His divine power has given us everything pertaining to life (eternal) and godliness, through our knowledge of him who called us to glory and virtue’ (2 Peter 1:3). However, many of the God’s gifts remain unboxed and stocked up because we do not ask for the One that carries it all, God’s Spirit – the Holy Spirit. Often times, we do not ask anything pertaining to life and godliness, but ask for cars, houses, fame, jobs, money, spouses, and the like. Although these are all good things and not necessarily wrong to ask God for, they do not really pertain to eternal life and godliness. But when we ask God for more ‘fruit of the Spirit’ (Galatians 5:22), which is in essence more of Him, He then finds it easy to give us any other worldly thing. This is because He knows the one asking has good and godly motives, and can be entrusted to use the gifts to serve Kingdom purposes. So, when our desires are right, God gives us what we ask for. It first has to begin by wanting God. David says, ‘Delight yourself in the Lord and he will give you the desires of your heart’ (Psalm 37:4). So, if we only linger in the place of prayer because we delight in a certain car, job, or any worldly affair, then we miss the point. But, if we linger in the place of prayer because we delight in God and ask more of Him, He then gives us what we ask for- Him. Additionally, He gives us our deep desires, before we can even utter a word of them.

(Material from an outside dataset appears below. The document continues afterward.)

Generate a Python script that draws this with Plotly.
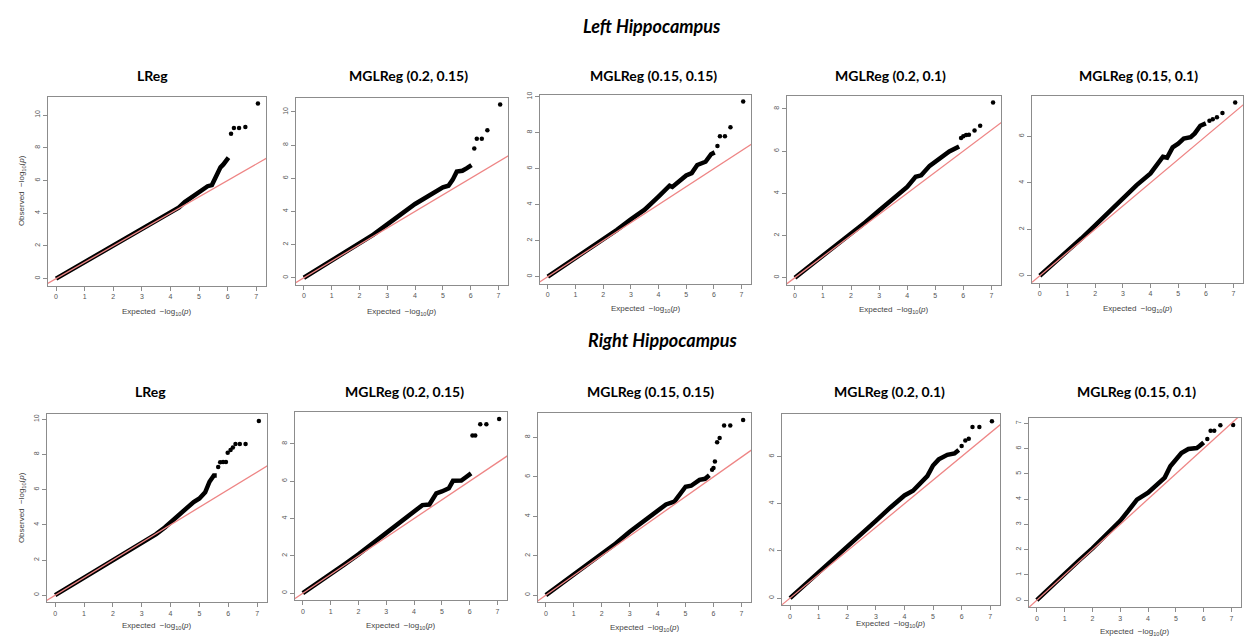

‘But seek ye first the Kingdom of God, and his righteousness; and all these things shall be added unto you’ ~ Matthew 6:33

11 thoughts on “Asking to Receive

  1. Pingback: Asking to Receive — mulyalemutisya – Reasoned Cases For Christ

  2. When we “delight ourselves in the Lord,” He gives us the desires of our hearts, because when we delight in Him, He IS the desire of our hearts. And He always delights to give more of Himself to those He loves. ❤

    "Thus, seeing how God views things is the starting point of all meaningful asking that we will ever do." Hence, my seeking divine perspective. 😉

  3. “However, many of God’s gifts remain unboxed and stocked up because we do not ask for the One that carries it all, God’s Spirit – the Holy Spirit. Often times, we do not ask for anything pertaining to life and godliness, but ask for cars, houses, fame, jobs, money, spouses, and the like.” Great post Carolyne. Seeing how God views things is the starting point of all that is meaningful! His Word, His Church, His ways, His will, His Spirit and His life, Not my… John the Baptist, “He must increase, but I must decrease.” “That he[that hath suffered in the flesh] no longer should live the rest of his time in the flesh to the lusts of men, but to the will of God.” -1 Peter 4:2. “I am crucified with Christ: nevertheless I live; yet not I, but Christ liveth in me: and the life which I now live in the flesh I live by the faith of the Son of God, who loved me, and gave himself for me.” -Galatians 2:20. Jesus, “If any man will come after me, let him deny himself, and take up his cross daily, and follow me.”